Thursday, June 28, 2012

Nina Burleigh: Hell in a Reed Basket

Update from Sharm el Sheikh, a silvery beach town of casinos and unnatural fields of water-sucking grass, underutilized resorts and a McDonald's without the bacon deluxe cheeseburger.

Sharm means Shame in Arabic, and there is much of it to go around.

The palace where Mubarak retreated after he was deposed, before he went on trial, is just up the beach.

Here is where British and Russian and even Israeli tourists used to swarm and get sunburned and, some, too drunk to remember the Arabic for "thank you," let alone the local rules about what sunbathing women ought to keep covered.

Here is where I saw my first -- and second and third and fourth -- burkini, the hooded wetsuit that honorable women don while snorkeling or slathering sunscreen on their righteous men, the sight of whose hairy naked flesh apparently doesn't offend God.

Here is where waiters who have long kept their conservative religious views under wraps now glower when a woman orders a drink, or outright refuse to fetch it.

Here is where a man on a flight from Cairo to Luxor started screaming at the EgyptAir steward when he saw a foreign man and woman kiss on the plane.

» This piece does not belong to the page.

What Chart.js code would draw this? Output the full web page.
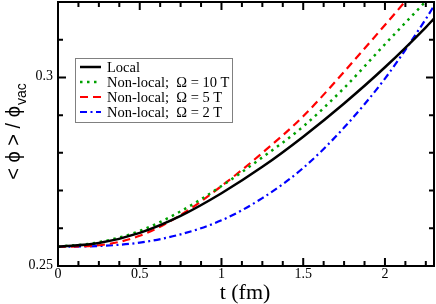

Working with a documentary crew on sites in the Old Testament stories, we accomplished a Bataan Death March by train and car in two days across a swath Egypt. We retraced Moses' path from the colossal columns of the Ramesseum in Luxor, built by the pharaoh Ramses II, who ruled Egypt during the Exodus. We walked beside the reeds along the Nile, where the baby Moses was supposedly put into a basket by his mother, and then boarded a sticky night train north to steaming garbage-choked Cairo. Tracing the path of the Exodus, we then drove east on the old Pharoah's Road to Suez then south into the waste of the Sinai, aiming for Mount Sinai, the 7,200 foot peak and one of the desert mounts where God supposedly handed down the 10 Commandments. (Scholars think any of 20 mountains in the Middle East could have been the one in the Bible.)

During our own 40 hours of wandering the Sinai en route to climbing Mount Moses as it's sometimes called, we were hassled and obfuscated by skittery soldiers instructed to curfew Cairo at 7 p.m., to close petrol stations, to halt and turn back cars on unsecured desert roads that they say might, or might not, now be infested with gun-running, tourist-kidnapping Bedouins or other thugs taking advantage of the national political crisis.

This latest chapter of the Arab Spring opens beneath the searing sky of an Egyptian late June, in the sort of incapacitating heat that makes even the most efficient lose track of time, abandon goals and dispense with logic.

"There will be war in this country," predicted one of our party the night before the Islamic Brother Morsi was announced winner of the election. The speaker was an Egyptian tour guide who regularly must navigate his way through roadblocks set up by groups of uniformed men who would rather pass the buck up the cell phone daisy chain on requests for passage than be the last man to wave on a carload of westerners to meet its fate in some bloody international incident.

The modern-day pharaoh Mubarak might be dead, or he might be on life support, or he might just be malingering in a military hospital. All options are equally possible. The permutations of conspiracy-thinking are infinite.

As the military plays its winning hand -- an elaborate patient plot to kill the revolution by degrees before dropping the axe -- everyone expected riots in the streets in Cairo.

A death-struggle between extreme believers and secular kleptocrats passes for politics, while average Egyptians can only sigh and store up fuel, cash and food, waiting for calmer days. There is no constitution.

The Bible says that three millennia ago, Moses led his people out of Egypt, through epic wilderness and toward the Promised Land.

Moses never arrived, but he did get a glimpse of the goal from the peak of yet another God-loving desert mountain in Jordan called Mount Nebo, with its view of Jerusalem, arid hills of ancient Canaan and beyond that, the cool Euro promise of Mediterranean Sea.

"I have been to the top of the mountain," Martin Luther King said the night before he was assassinated in Memphis (another Biblical name, resurrected in far-off Tennessee). In that same speech, he said he no longer felt longevity was the chief aim of a human life.

The template for all stories about casting off oppression originated right here.

But there is neither Moses nor MLK, in Egypt, today.